Compliance and Regulatory Framework for Blockchain Payments

Blockchain payments are regulated in most jurisdictions. The 'decentralised' nature of the underlying network does not exempt merchants or payment processors from compliance obligations.

MiCA (Markets in Crypto-Assets) Regulation: The EU's MiCA regulation, phased in from 2024, establishes a comprehensive regulatory framework for crypto-asset service providers in the EU. MiCA requires payment processors who facilitate crypto payments to be registered as CASPs (Crypto-Asset Service Providers) and subjects them to consumer protection, AML, and operational resilience requirements.

AML and FATF guidance: The Financial Action Task Force (FATF) has issued guidance on virtual assets and VASPs (Virtual Asset Service Providers). This guidance has been implemented in most EU member states, requiring AML transaction monitoring, KYC for transactions above thresholds, and suspicious activity reporting.

Blockchain analytics: Compliance-grade blockchain payment processors use analytics tools to score incoming transactions for exposure to sanctioned addresses, darknet markets, and mixing services. RoxPay is OAM registered and ISO 27001 certified, with AML procedures covering both card and blockchain payment flows.

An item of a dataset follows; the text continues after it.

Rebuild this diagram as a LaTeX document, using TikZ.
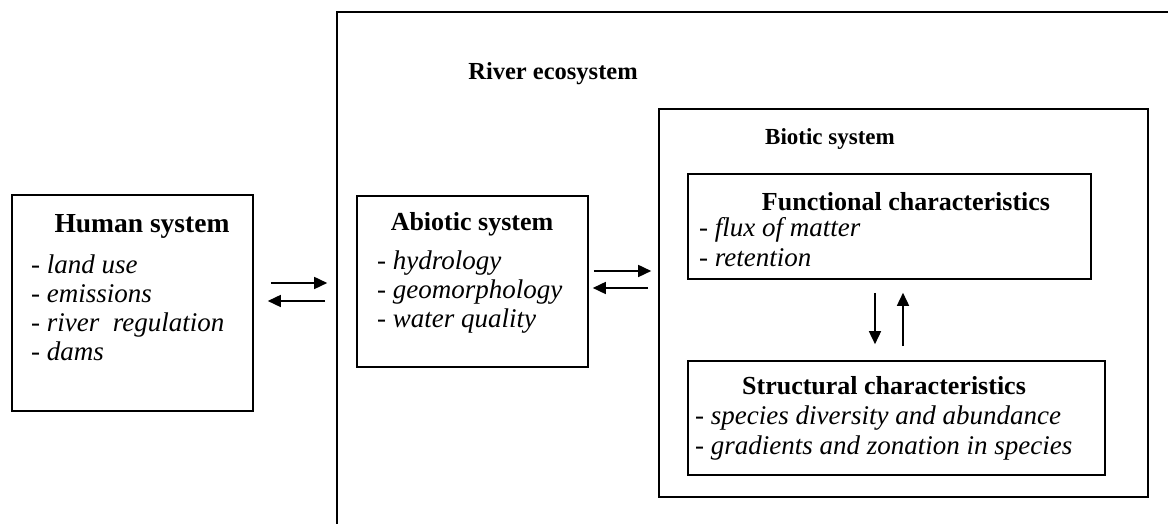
\documentclass[tikz,border=0pt]{standalone}
\usepackage{fontspec}
\setmainfont{Liberation Serif}
\usetikzlibrary{arrows.meta,fit}
% list entry: upright dash followed by an italic phrase
\newcommand{\dashitem}[1]{- \textit{#1}}
\begin{document}
\begin{tikzpicture}[x=1pt,y=1pt,
  sysbox/.style={draw,line width=1.6pt,inner sep=0pt},
  flow/.style={line width=1.6pt,-{Triangle[length=13pt,width=12pt]}},
  bigtitle/.style={font=\fontsize{27.5}{32}\selectfont\bfseries,anchor=base,inner sep=0pt},
  title/.style={font=\fontsize{26}{30}\selectfont\bfseries,anchor=base,inner sep=0pt},
  item/.style={font=\fontsize{27}{30}\selectfont,anchor=base west,inner sep=0pt}]
\useasboundingbox (0,0) rectangle (1168,524);
\clip (0,0) rectangle (1168,524);

% boxes
\node[sysbox,minimum width=241,minimum height=216] (human) at (132.5,221) {};
\node[sysbox,fit={(337,-20) (1190,512)}] (river) {};
\node[sysbox,minimum width=231,minimum height=171] (abiotic) at (472.5,242.5) {};
\node[sysbox,minimum width=489,minimum height=388] (biotic) at (903.5,221) {};
\node[sysbox,minimum width=403,minimum height=105] (functional) at (889.5,297.5) {};
\node[sysbox,minimum width=417,minimum height=114] (structural) at (896.5,106) {};

% human system
\node[bigtitle] (humant) at (142,291) {Human system};
\node[item] (h1) at (31,250) {\dashitem{land use}};
\node[item] (h2) at (31,221) {\dashitem{emissions}};
\node[item] (h3) at (31,192) {\dashitem{river\ \ regulation}};
\node[item] (h4) at (31,163) {\dashitem{dams}};

% river ecosystem
\node[title,font=\fontsize{24.5}{28}\selectfont\bfseries] (rivert) at (553,444) {River ecosystem};

% abiotic system
\node[title] (abiotict) at (472,293) {Abiotic system};
\node[item] (a1) at (377,254) {\dashitem{hydrology}};
\node[item] (a2) at (377,225) {\dashitem{geomorphology}};
\node[item] (a3) at (377,196) {\dashitem{water quality}};

% biotic system
\node[title,font=\fontsize{23}{27}\selectfont\bfseries] (biotict) at (830,379) {Biotic system};
\node[title] (funct) at (906,313) {Functional characteristics};
\node[item] (f1) at (699,287) {\dashitem{flux of matter}};
\node[item] (f2) at (699,257) {\dashitem{retention}};
\node[title] (structt) at (884,129) {Structural characteristics};
\node[item] (s1) at (695,99) {\dashitem{species diversity and abundance}};
\node[item] (s2) at (695,69) {\dashitem{gradients and zonation in species}};

% exchanges between the systems
\draw[flow,shorten <=17pt,shorten >=9pt] ([yshift=20pt]human.east) -- ([yshift=20pt]human.east -| river.west);
\draw[flow,shorten <=11pt,shorten >=14pt] ([yshift=2pt]human.east -| river.west) -- ([yshift=2pt]human.east);
\draw[flow,shorten <=5pt,shorten >=7pt] ([yshift=10.5pt]abiotic.east) -- ([yshift=10.5pt]abiotic.east -| biotic.west);
\draw[flow,shorten <=10pt,shorten >=4pt] ([yshift=-6.5pt]abiotic.east -| biotic.west) -- ([yshift=-6.5pt]abiotic.east);
\draw[flow,shorten <=13pt,shorten >=16pt] ([xshift=-14.5pt]functional.south) -- ([xshift=-14.5pt]functional.south |- structural.north);
\draw[flow,shorten <=14pt,shorten >=13pt] ([xshift=13.5pt]functional.south |- structural.north) -- ([xshift=13.5pt]functional.south);
\end{tikzpicture}
\end{document}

Tax treatment: In most EU jurisdictions, accepting cryptocurrency as payment for goods and services and immediately converting to fiat is treated as a simple sale with the fiat equivalent as the revenue figure. Holding crypto and converting later may trigger capital gains considerations. Accounting treatment should be confirmed with a qualified adviser for your specific jurisdiction.

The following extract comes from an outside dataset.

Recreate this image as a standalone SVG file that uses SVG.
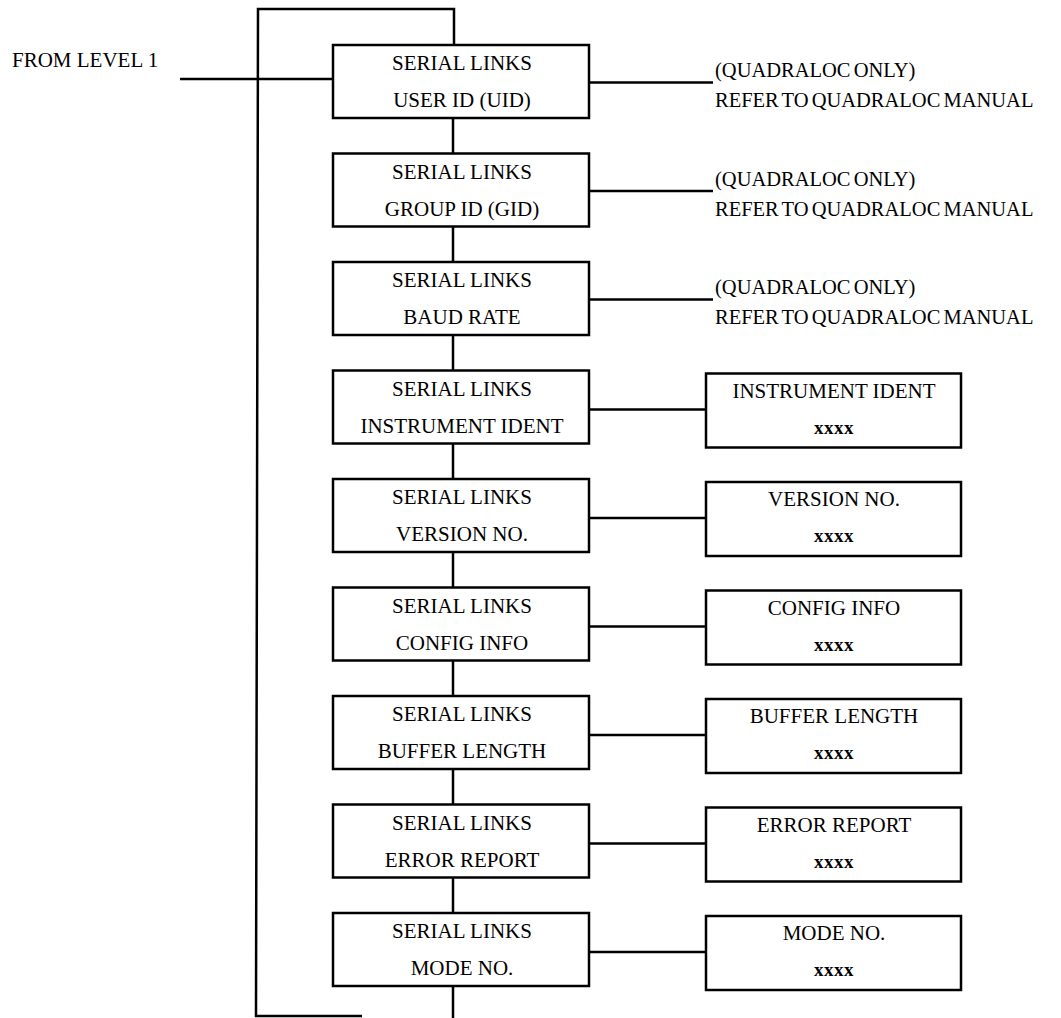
<svg xmlns="http://www.w3.org/2000/svg" width="1061" height="1018" viewBox="0 0 1061 1018">
<style>
.box{fill:#fff;stroke:#000;stroke-width:2.5}
.ln{fill:none;stroke:#000;stroke-width:2.5}
text{font-family:"Liberation Serif","Times New Roman",serif;font-size:21px;fill:#000}
.c{text-anchor:middle}
.n{font-size:20.5px;word-spacing:-2px}
.x{font-weight:bold;font-size:19px;letter-spacing:0.5px}
</style>
<rect width="1061" height="1018" fill="#fff"/>
<g id="connectors">
<polyline class="ln" points="362,1016 256,1016 258,9 454,9 454,45"/>
<line class="ln" x1="180" y1="79" x2="333" y2="79"/>
<line class="ln" x1="453" y1="118" x2="453" y2="153.5"/>
<line class="ln" x1="453" y1="226.5" x2="453" y2="262"/>
<line class="ln" x1="453" y1="335" x2="453" y2="370.5"/>
<line class="ln" x1="453" y1="443.5" x2="453" y2="479"/>
<line class="ln" x1="453" y1="552" x2="453" y2="587.5"/>
<line class="ln" x1="453" y1="660.5" x2="453" y2="696"/>
<line class="ln" x1="453" y1="769" x2="453" y2="804.5"/>
<line class="ln" x1="453" y1="877.5" x2="453" y2="913"/>
<line class="ln" x1="453" y1="986" x2="453" y2="1018"/>
<line class="ln" x1="589" y1="82.5" x2="713" y2="82.5"/>
<line class="ln" x1="589" y1="191" x2="713" y2="191"/>
<line class="ln" x1="589" y1="299.5" x2="713" y2="299.5"/>
<line class="ln" x1="589" y1="409.5" x2="706" y2="409.5"/>
<line class="ln" x1="589" y1="518" x2="706" y2="518"/>
<line class="ln" x1="589" y1="626.5" x2="706" y2="626.5"/>
<line class="ln" x1="589" y1="735" x2="706" y2="735"/>
<line class="ln" x1="589" y1="843.5" x2="706" y2="843.5"/>
<line class="ln" x1="589" y1="952" x2="706" y2="952"/>
</g>
<g id="from-level-1"><text x="12" y="67">FROM LEVEL 1</text></g>
<g id="uid"><rect class="box" x="333" y="45" width="256" height="73"/><text class="c" x="462" y="70">SERIAL LINKS</text><text class="c" x="462" y="107">USER ID (UID)</text></g>
<g id="gid"><rect class="box" x="333" y="153.5" width="256" height="73"/><text class="c" x="462" y="178.5">SERIAL LINKS</text><text class="c" x="462" y="215.5">GROUP ID (GID)</text></g>
<g id="baud"><rect class="box" x="333" y="262" width="256" height="73"/><text class="c" x="462" y="287">SERIAL LINKS</text><text class="c" x="462" y="324">BAUD RATE</text></g>
<g id="ident"><rect class="box" x="333" y="370.5" width="256" height="73"/><text class="c" x="462" y="395.5">SERIAL LINKS</text><text class="c" x="462" y="432.5">INSTRUMENT IDENT</text></g>
<g id="version"><rect class="box" x="333" y="479" width="256" height="73"/><text class="c" x="462" y="504">SERIAL LINKS</text><text class="c" x="462" y="541">VERSION NO.</text></g>
<g id="config"><rect class="box" x="333" y="587.5" width="256" height="73"/><text class="c" x="462" y="612.5">SERIAL LINKS</text><text class="c" x="462" y="649.5">CONFIG INFO</text></g>
<g id="buffer"><rect class="box" x="333" y="696" width="256" height="73"/><text class="c" x="462" y="721">SERIAL LINKS</text><text class="c" x="462" y="758">BUFFER LENGTH</text></g>
<g id="error"><rect class="box" x="333" y="804.5" width="256" height="73"/><text class="c" x="462" y="829.5">SERIAL LINKS</text><text class="c" x="462" y="866.5">ERROR REPORT</text></g>
<g id="mode"><rect class="box" x="333" y="913" width="256" height="73"/><text class="c" x="462" y="938">SERIAL LINKS</text><text class="c" x="462" y="975">MODE NO.</text></g>
<g id="note-uid"><text class="n" x="715" y="77">(QUADRALOC ONLY)</text><text class="n" x="715" y="107">REFER TO QUADRALOC MANUAL</text></g>
<g id="note-gid"><text class="n" x="715" y="185.5">(QUADRALOC ONLY)</text><text class="n" x="715" y="215.5">REFER TO QUADRALOC MANUAL</text></g>
<g id="note-baud"><text class="n" x="715" y="294">(QUADRALOC ONLY)</text><text class="n" x="715" y="324">REFER TO QUADRALOC MANUAL</text></g>
<g id="ident-val"><rect class="box" x="706" y="373.5" width="255" height="74"/><text class="c" x="834" y="397.5">INSTRUMENT IDENT</text><text class="c x" x="834" y="433.5">xxxx</text></g>
<g id="version-val"><rect class="box" x="706" y="482" width="255" height="74"/><text class="c" x="834" y="506">VERSION NO.</text><text class="c x" x="834" y="542">xxxx</text></g>
<g id="config-val"><rect class="box" x="706" y="590.5" width="255" height="74"/><text class="c" x="834" y="614.5">CONFIG INFO</text><text class="c x" x="834" y="650.5">xxxx</text></g>
<g id="buffer-val"><rect class="box" x="706" y="699" width="255" height="74"/><text class="c" x="834" y="723">BUFFER LENGTH</text><text class="c x" x="834" y="759">xxxx</text></g>
<g id="error-val"><rect class="box" x="706" y="807.5" width="255" height="74"/><text class="c" x="834" y="831.5">ERROR REPORT</text><text class="c x" x="834" y="867.5">xxxx</text></g>
<g id="mode-val"><rect class="box" x="706" y="916" width="255" height="74"/><text class="c" x="834" y="940">MODE NO.</text><text class="c x" x="834" y="976">xxxx</text></g>
</svg>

PCI DSS scope: PCI DSS governs card data security. If you process card payments alongside blockchain payments, your platform must maintain PCI DSS compliance for the card component. RoxPay holds PCI DSS Level 1 certification (certificate QS83A47X629).


Frequently Asked Questions

Are blockchain payment solutions faster than card payments?

It depends on the blockchain network. Stablecoin transactions on Tron or Polygon confirm in under 30 seconds, which is faster than card authorisation in most cases. Bitcoin transactions typically take 10-30 minutes to reach merchant-grade confirmation thresholds. Ethereum mainnet transactions take 15-30 seconds. All of these compare favourably to card settlement timelines (2-5 business days), though the authorisation speed of card payments at checkout is near-instant.

Can blockchain payments be used for B2B invoice settlement?

Yes, and this is a growing use case. Stablecoin transfers are particularly well suited to B2B invoice settlement: they are instant, borderless, irreversible, and carry minimal transaction fees. A supplier invoice denominated in USDC can be paid and confirmed within minutes regardless of the banking jurisdictions involved, compared to 1-5 business days for SWIFT transfers.

What is the difference between on-chain payments and a crypto payment gateway?

On-chain payments are direct blockchain transactions without an intermediary processor. The merchant manages wallets, key custody, blockchain monitoring, and rate conversion independently. A crypto payment gateway manages all of this and delivers a familiar API and fiat settlement. For most businesses, using a payment gateway is significantly more practical than managing on-chain infrastructure directly.